Trecho da música "O que se cala", de Elza Soares.
Maternidade Dramática
Elza Soares teve no total oito filhos. Foi mãe com apenas seus 13 anos de idade, fruto de um matrimônio forçado após uma tentativa de abuso que sofreu de um conhecido de seu pai, deste, teve dois filhos, que não foram registrados, um deles morreu devido a uma doença e o outro decorrente de desnutrição, pois como eram muito pobres, não conseguiam comprar medicamentos ou comida, mesmo que ela trabalhasse, pois na época, seu marido tinha adoecido por tuberculose e Elza pode trabalhar. Aos 21 anos ficou viúva de seu primeiro marido e aos 27 anos tinha no total 5 crianças: João Carlos, Gerson (que foi entregue a adoção por Elza, por não poder oferecer condições favoráveis para criar o filho), Gilson (morreu em 2015, com 59 anos, após complicações de uma infecção urinária), Dilma (que foi sequestrada em 1950 enquanto era recém nascida por um casal de confiança e só seria encontrada 30 anos depois, em 1980). Posteriormente viria a ter seu filho com Garrincha, Manoel Francisco, que faleceu em um acidente de carro com apenas 9 anos, acarretando a Elza uma depressão e abuso de drogas.

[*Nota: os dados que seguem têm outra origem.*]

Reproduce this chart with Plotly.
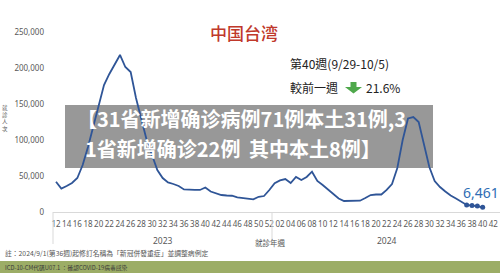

"A única coisa do passado que ainda me machuca é a perda dos meus quatro filhos. O resto tiro de letra. Mas filho é uma ferida aberta que não cicatriza. Estará sempre presente!".
Elza Soares
Em diversas entrevistas, apesar das feridas que não cicatrizavam, visíveis com a visceralidade que carregava em suas músicas, era crédula e acreditava que todos tivessem uma missão, cantou para tentar salvar seus filhos da fome, lutou em muitas batalhas, mesmo que em muitas sabia da derrota, mas lutou. Elza teve uma vida trágica, castigada de diversas maneiras, e nisso viu a oportunidade de trazer a voz àqueles que sofrem injustiça.
"Foi assim comigo. Eu comecei a cantar para salvar meu filho da fome, para dar a ele o que comer, mas aquela batalha eu perdi. A partir dali começou a minha guerra, minha luta por cada uma de nós, por cada um de nós, da nossa gente, por todas as vítimas que não tiveram chance de lutar. A partir dali eu empunhei a minha voz, a minha melhor arma para lutar pelos nossos direitos e principalmente pelo direito de cada um de nós à vida. Eu prometi a mim mesma que cada pessoa que sofresse injustiça, fosse quem fosse, teria na minha voz um abraço."
Trecho de uma carta de Elza Soares para a mãe de Kathlen Romeu, revista Piauí.
Foi mãe para além do ventre, acolheu, de forma metafísica, cada um daqueles que sofrem a injustiça, "foi uma mãe para as mulheres negras, cantou seus amores e dores", como diz Djamila Ribeiro, filósofa. Elza Soares sentiu na pele e cantou do 'planeta fome', do que ecoa das periferias, assentiu seu lugar de fala, foi porta-voz de lutas feministas, raciais, de representatividade, de violência nas periferias, fez pela luta e pelo amor, inspirando gerações e gerações que ainda vale a pena a batalha, assim, Elza eterniza-se com um legado que transcende a música. Aqui não é apenas a história de uma mãe, mas de uma mulher, negra, periférica, é sobre seu legado, que apesar da dor da maternidade precoce, das perdas de seus filhos, viu nisso a esperança e fez história na cultura brasileira.